Pros: An unusual take on a traditional food that will give you new ideas; great recipes
Cons: It would be nice to have more than 30 recipes, but at least those 30 are so good!
Rating: 5 out of 5
First published 12/31/2003
Dim sum is such a delightful tradition–having first sampled it at restaurants in Boston, to me it will always be this amazing spread of tiny little appetizers, usually in some sort of wrapper, that delight the senses. It’s something we always got in groups, because otherwise it was hard to get a wide enough sampling of dishes and still have room for it all. Now that there’s a decent spread of dim sum cookbooks available, the problem has become much easier to solve.
Recently I had a birthday, and I told my husband that I wanted a home-cooked dim sum feast as the dinner. (We both love to cook as well as eat.) Since many dim sum dishes freeze well (either before or after cooking, depending on the dish), we decided to make a great range of dishes, sampling everything and freezing the excess for another time. This gave us the opportunity to thoroughly explore our collection of dim sum cookbooks, one of which was Fiona Smith’s “Dim Sum: Delicious Asian Finger Food.” Ms. Smith is apparently from New Zealand (now working out of Europe), and this has flavored her take on the traditional dishes, giving some of them a new and unusual flair.
Style and Function
Every recipe comes with an artfully arranged photo as background, showing what the recipe will (ideally) look like when you’re done with it. The photos are gorgeous and wonderful to look at, and sometimes aid you in figuring out exactly what the author means when she gives an instruction on how to put something together. (Not that her instructions are confusing, but sometimes pictures can say things that are difficult to get across through words.)
The recipes are fairly simple and short, and simply arranged. Ingredients are nicely separated from directions, and directions are divided into short paragraphs. Each recipe comes with a brief paragraph commenting on some aspect of the recipe or the tradition behind it.

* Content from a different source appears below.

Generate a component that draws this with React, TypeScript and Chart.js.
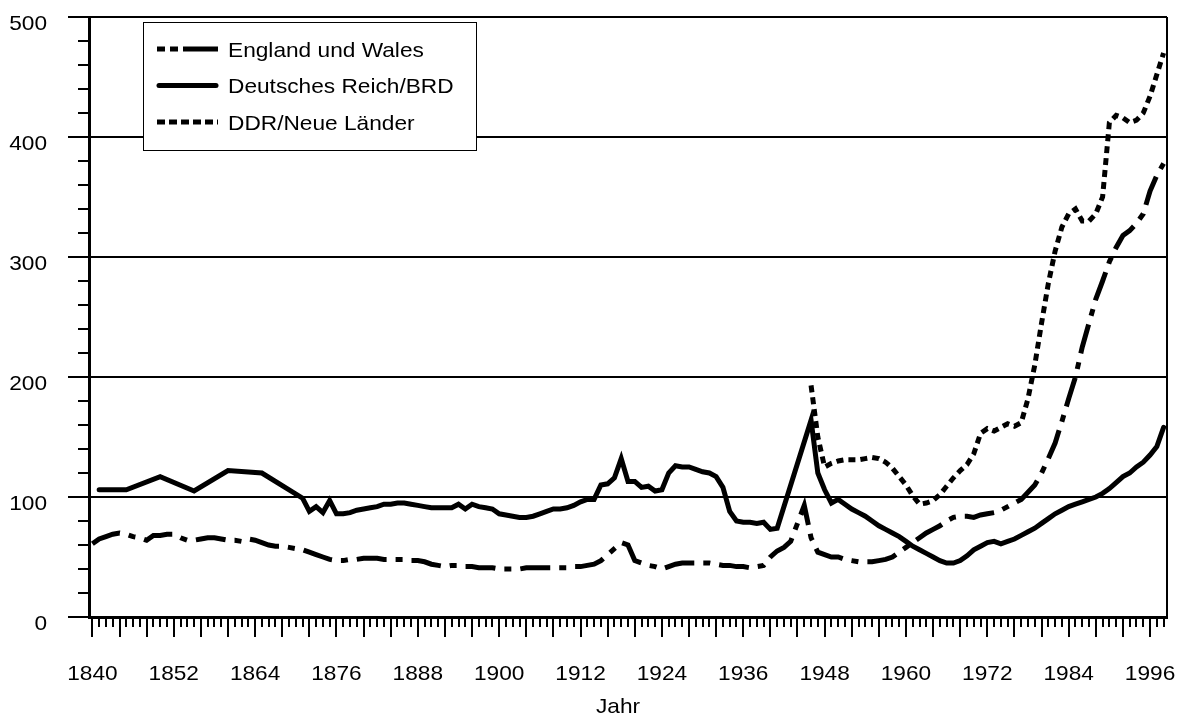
import React, { useEffect, useRef } from "react";
import { Chart, registerables } from "chart.js";

Chart.register(...registerables);

// ---------------- data ----------------
const FIRST_YEAR = 1840;
const DDR_FIRST_YEAR = 1946;

const englandWales = [
  61, 65, 67, 69, 70, 69, 67, 66, 64, 68,
  68, 69, 69, 66, 64, 64, 65, 66, 66, 65,
  64, 64, 63, 65, 64, 62, 60, 59, 59, 58,
  57, 56, 54, 52, 50, 48, 47, 47, 48, 48,
  49, 49, 49, 48, 48, 48, 48, 47, 47, 46,
  44, 43, 42, 43, 43, 42, 42, 41, 41, 41,
  40, 40, 40, 40, 41, 41, 41, 41, 41, 41,
  41, 42, 42, 43, 44, 47, 52, 57, 62, 60,
  47, 45, 43, 42, 40, 42, 44, 45, 45, 45,
  45, 45, 44, 43, 43, 42, 42, 41, 42, 43,
  50, 55, 58, 63, 78, 93, 66, 54, 52, 50,
  50, 48, 47, 46, 46, 46, 47, 48, 50, 54,
  58, 62, 66, 70, 73, 76, 80, 83, 84, 84,
  83, 85, 86, 87, 89, 92, 95, 98, 104, 110,
  120, 132, 145, 163, 182, 200, 225, 245, 265, 280,
  296, 308, 318, 322, 328, 336, 355, 368, 378,
];

const deutschesReich = [
  null, 106, null, null, null, 106, null, null, null, null,
  117, null, null, null, null, 105, null, null, null, null,
  122, null, null, null, null, 120, null, null, null, null,
  null, 99, 88, 92, 87, 97, 86, 86, 87, 89,
  90, 91, 92, 94, 94, 95, 95, 94, 93, 92,
  91, 91, 91, 91, 94, 90, 94, 92, 91, 90,
  86, 85, 84, 83, 83, 84, 86, 88, 90, 90,
  91, 93, 96, 98, 98, 110, 111, 116, 132, 113,
  113, 108, 109, 105, 106, 120, 126, 125, 125, 123,
  121, 120, 117, 108, 88, 80, 79, 79, 78, 79,
  73, 74, null, null, null, null, 164, 120, 106, 95,
  98, 94, 90, 87, 84, 80, 76, 73, 70, 67,
  63, 59, 56, 53, 50, 47, 45, 45, 47, 51,
  56, 59, 62, 63, 61, 63, 65, 68, 71, 74,
  78, 82, 86, 89, 92, 94, 96, 98, 100, 103,
  107, 112, 117, 120, 125, 129, 135, 142, 158,
];

const ddrNeueLaender = [
  193, 150, 125, 128,
  130, 131, 131, 131, 132, 133, 132, 129, 124, 117,
  110, 101, 94, 95, 97, 102, 109, 116, 122, 127,
  136, 153, 157, 155, 158, 161, 159, 162, 182, 210,
  245, 278, 305, 325, 336, 340, 330, 330, 336, 350,
  412, 418, 416, 412, 414, 420, 434, 452, 470,
];

const seriesNames = ["England und Wales", "Deutsches Reich/BRD", "DDR/Neue Länder"];
const xTickLabels = ["1840", "1852", "1864", "1876", "1888", "1900", "1912", "1924", "1936", "1948", "1960", "1972", "1984", "1996"];
const yTickLabels = ["0", "100", "200", "300", "400", "500"];
const xTitle = "Jahr";

const years = englandWales.map((_, i) => FIRST_YEAR + i);

// ---------------- styling ----------------
const FONT = '21px "Liberation Sans", Arial, sans-serif';
const TEXT_SX = 1.08;
const Y_MINOR_STEP = 20;
const Y_MAJOR_STEP = 100;

function drawText(ctx: CanvasRenderingContext2D, text: string, x: number, y: number, align: CanvasTextAlign) {
  ctx.save();
  ctx.translate(x, y);
  ctx.scale(TEXT_SX, 1);
  ctx.font = FONT;
  ctx.fillStyle = "#000";
  ctx.textAlign = align;
  ctx.textBaseline = "alphabetic";
  ctx.fillText(text, 0, 0);
  ctx.restore();
}

const decorPlugin = {
  id: "decor",
  afterDraw(chart: any) {
    const ctx: CanvasRenderingContext2D = chart.ctx;
    const ca = chart.chartArea;
    const xs = chart.scales.x;
    const ys = chart.scales.y;
    ctx.save();
    ctx.strokeStyle = "#000";
    ctx.setLineDash([]);
    ctx.lineCap = "butt";

    // right border
    ctx.lineWidth = 2;
    ctx.beginPath();
    ctx.moveTo(ca.right, ca.top);
    ctx.lineTo(ca.right, ca.bottom);
    ctx.stroke();

    // x tick marks (every year, longer every 4 years)
    ctx.lineWidth = 2;
    for (const yr of years) {
      const px = Math.round(xs.getPixelForValue(yr));
      const len = yr % 4 === 0 ? 20 : 10;
      ctx.beginPath();
      ctx.moveTo(px, ca.bottom);
      ctx.lineTo(px, ca.bottom + len);
      ctx.stroke();
    }

    // y tick marks
    for (let v = ys.min; v <= ys.max; v += Y_MINOR_STEP) {
      const py = Math.round(ys.getPixelForValue(v));
      const len = v % Y_MAJOR_STEP === 0 ? 21 : 11;
      ctx.beginPath();
      ctx.moveTo(ca.left - len, py);
      ctx.lineTo(ca.left, py);
      ctx.stroke();
    }

    // x labels
    for (const lab of xTickLabels) {
      const px = xs.getPixelForValue(Number(lab));
      drawText(ctx, lab, px, ca.bottom + 63, "center");
    }
    // y labels
    for (const lab of yTickLabels) {
      const py = ys.getPixelForValue(Number(lab));
      drawText(ctx, lab, 47, py + 13, "right");
    }
    // axis title
    drawText(ctx, xTitle, 618, 713, "center");

    // legend
    const lx = 143, ly = 22, lw = 333, lh = 128;
    ctx.fillStyle = "#fff";
    ctx.fillRect(lx, ly, lw, lh);
    ctx.lineWidth = 1;
    ctx.strokeStyle = "#000";
    ctx.strokeRect(lx + 0.5, ly + 0.5, lw, lh);
    const rows = [49, 85.5, 122];
    const legendDash = [[8, 5, 8, 5, 40], [], [8, 4]];
    const legendCap: CanvasLineCap[] = ["butt", "round", "butt"];
    seriesNames.forEach((name, i) => {
      ctx.save();
      ctx.strokeStyle = "#000";
      ctx.lineWidth = 5;
      ctx.setLineDash(legendDash[i]);
      ctx.lineCap = legendCap[i];
      ctx.beginPath();
      const x0 = i === 1 ? 159 : 157;
      const x1 = i === 1 ? 216 : 218;
      ctx.moveTo(x0, rows[i]);
      ctx.lineTo(x1, rows[i]);
      ctx.stroke();
      ctx.restore();
      drawText(ctx, name, 228, rows[i] + 7.5, "left");
    });

    ctx.restore();
  },
};

export default function App() {
  const ref = useRef<HTMLCanvasElement | null>(null);

  useEffect(() => {
    const canvas = ref.current;
    if (!canvas) return;
    const chart = new Chart(canvas, {
      type: "line",
      data: {
        datasets: [
          {
            label: seriesNames[0],
            data: years.map((yr, i) => ({ x: yr, y: englandWales[i] })),
            borderColor: "#000",
            borderWidth: 5,
            borderDash: [30, 9, 7, 9],
            borderCapStyle: "butt",
            pointRadius: 0,
            tension: 0,
            spanGaps: true,
            fill: false,
          },
          {
            label: seriesNames[1],
            data: years.map((yr, i) => ({ x: yr, y: deutschesReich[i] })),
            borderColor: "#000",
            borderWidth: 5,
            borderCapStyle: "round",
            pointRadius: 0,
            tension: 0,
            spanGaps: true,
            fill: false,
          },
          {
            label: seriesNames[2],
            data: ddrNeueLaender.map((v, i) => ({ x: DDR_FIRST_YEAR + i, y: v })),
            borderColor: "#000",
            borderWidth: 5,
            borderDash: [7, 5],
            borderCapStyle: "butt",
            pointRadius: 0,
            tension: 0,
            spanGaps: true,
            fill: false,
          },
        ],
      } as any,
      options: {
        responsive: false,
        animation: false,
        events: [],
        layout: { padding: { top: 17, right: 13, left: 0, bottom: 0 } },
        plugins: {
          legend: { display: false },
          tooltip: { enabled: false },
          title: { display: false },
        },
        scales: {
          x: {
            type: "linear",
            min: 1839.5,
            max: 1998.5,
            ticks: { display: false },
            grid: { display: false, drawTicks: false },
            border: { display: true, width: 3, color: "#000" },
            afterFit: (s: any) => {
              s.height = 103;
            },
          },
          y: {
            min: 0,
            max: 500,
            ticks: { display: false, stepSize: 100 },
            grid: { color: "#000", lineWidth: 2, drawTicks: false },
            border: { display: true, width: 3, color: "#000" },
            afterFit: (s: any) => {
              s.width = 89;
            },
          },
        },
      } as any,
      plugins: [decorPlugin],
    });
    return () => chart.destroy();
  }, []);

  return (
    <div style={{ position: "fixed", left: 0, top: 0, width: 1180, height: 720, background: "#fff" }}>
      <canvas ref={ref} width={1180} height={720} style={{ display: "block", width: 1180, height: 720 }} />
    </div>
  );
}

The book is really quite elegant and nice to look at, and lies relatively flat while open.
Content
The book includes a very brief introduction to the idea of dim sum–this really isn’t an introductory text, and would not be best as a first dim sum book unless the cook using it is experienced and confident in the kitchen in general. (Ellen Leong Blonder’s Dim Sum: The Art of Chinese Tea Lunch makes a great starting text.)
Next come vegetables, fish and seafood, chicken and duck, meat, sweet things, and dips and sauces. Recipes range from the extraordinarily basic (sesame wonton chips) to the more complex (pot sticker dumplings with peanuts, tofu, and vegetables). Recipes usually contain suggestions for accompanying dips and sauces with page numbers referring to any appropriate recipes. They include an estimate of the number of pieces the recipe will make, the point (if any) at which the recipe can be frozen, and often some tidbit about the type of wrapper (if any) that’s being used–such as the expected dimensions of the wrapper and how many are typically found in a package.
Recipes range from “crisp vegetables with roasted salt and pepper dip” (read: tempura), to sweet and sour pickled vegetables, wilted bean sprout and peanut salad, salmon and Asian pesto packages, mussels with egg noodles and black bean sauce, shrimp and scallion fritters (which are “based on a Mexican original” with “a Chinese twist”), little Szechuan chicken steamed buns, steamed dumplings with kaffir lime and lemongrass, peking-style duck pancake wraps, and a decent spread of dips and sauces–as well as other dishes.
The recipes don’t call for a lot of unusual ingredients. We can find many of them at our local generic grocery store (and it doesn’t have a lot of odd stuff), and sometimes substitutions are suggested. For example, when making sticky rice in banana leaves with chicken skewers, it’s suggested that you could use foil instead of banana leaves. Ethnicgrocer.com can be a good source of some harder-to-find ingredients such as lemongrass.
The recipes come out uniformly delicious and delightful in our experience. The chile beef wontons are, so far, our favorite of the various fried wonton recipes we’ve made. The tiny pork, tofu, and broccoli spring rolls are delicious. The mango wontons with lime sauce were to die for. And this book is one of the best sources, among the dim sum books we have, for sauces and dips. There are only four of them (technically there are a few additional ones to be found among the other recipes), but they’re perfect: a sweet chile sauce that goes well with almost anything, plum sauce, soy and ginger sauce, and a sweet and sour sesame sauce that’s even better than the sweet chile sauce (and beats every other “sweet and sour” sauce we’ve tried so far, hands down).
Fiona Smith’s approach to dim sum may be slightly unorthodox, but if you enjoy dim sum in specific or small appetizer foods in general, it’s well worth a look. The recipes are fresh and creative, fairly easy, and absolutely delicious!